» DO THIS: Omit every picture, and retype the lines that run from the beginning of the data below through the line containing "import matplotlib.pyplot as plt", inclusive.

» DATASET EXCERPT:
───
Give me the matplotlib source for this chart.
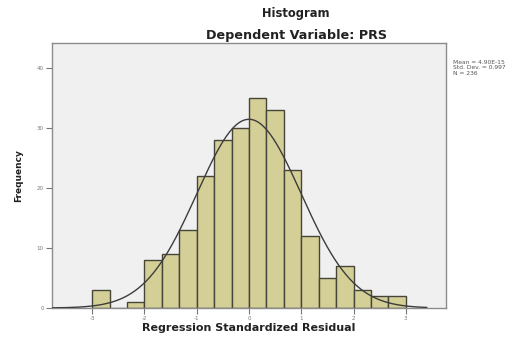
import numpy as np
import matplotlib
matplotlib.use("Agg")
import matplotlib.pyplot as plt

# Data
bin_edges = [-3 + i / 3 for i in range(19)]
counts = [3, 0, 1, 8, 9, 13, 22, 28, 30, 35, 33, 23, 12, 5, 7, 3, 2, 2]
x_ticks = [-3, -2, -1, 0, 1, 2, 3]
y_ticks = [0, 10, 20, 30, 40]
mean_val = 4.90e-15
std_val = 0.997
n_val = 236

fig = plt.figure(figsize=(5.32, 3.41), dpi=100)
fig.patch.set_facecolor("white")
ax = fig.add_axes([52 / 532, 1 - 308 / 341, (446 - 52) / 532, (308 - 43) / 341])
ax.set_facecolor("#F0F0F0")

widths = np.diff(bin_edges)
ax.bar(bin_edges[:-1], counts, width=widths, align="edge",
       color="#D4CF96", edgecolor="#45453A", linewidth=1.0, zorder=2)

bw = widths[0]
xs = np.linspace(-3.77, 3.4, 400)
ys = n_val * bw / (std_val * np.sqrt(2 * np.pi)) * np.exp(-0.5 * ((xs - mean_val) / std_val) ** 2)
ax.plot(xs, ys, color="#3C3C3C", linewidth=1.0, zorder=3)

ax.set_xlim(-3.77, 3.77)
ax.set_ylim(0, 44.2)
ax.set_xticks(x_ticks)
ax.set_xticklabels([str(t) for t in x_ticks])
ax.set_yticks(y_ticks)
ax.set_yticklabels([str(t) for t in y_ticks])
ax.tick_params(axis="both", labelsize=4, colors="#777777", length=4, width=0.8, pad=2)

for s in ax.spines.values():
    s.set_color("#8C8C8C")
    s.set_linewidth(1.0)

ax.set_xlabel("Regression Standardized Residual", fontsize=8, fontweight="bold",
              color="#222222", labelpad=1)
ax.set_ylabel("Frequency", fontsize=6.5, fontweight="bold", color="#222222", labelpad=10)

fig.text(296 / 532, 1 - 14 / 341, "Histogram", ha="center", va="center",
         fontsize=8.3, fontweight="bold", color="#222222")
fig.text(296 / 532, 1 - 36 / 341, "Dependent Variable: PRS", ha="center", va="center",
         fontsize=9.2, fontweight="bold", color="#222222")

stats = f"Mean = {mean_val:.2E}\nStd. Dev. = {std_val:.3f}\nN = {n_val}"
fig.text(453 / 532, 1 - 60 / 341, stats, ha="left", va="top", fontsize=4.3,
         color="#555555", linespacing=1.1)

fig.savefig("out.png", dpi=100)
───
» ANSWER TO THE TASK:
Give me the matplotlib source for this chart.
import numpy as np
import matplotlib
matplotlib.use("Agg")
import matplotlib.pyplot as plt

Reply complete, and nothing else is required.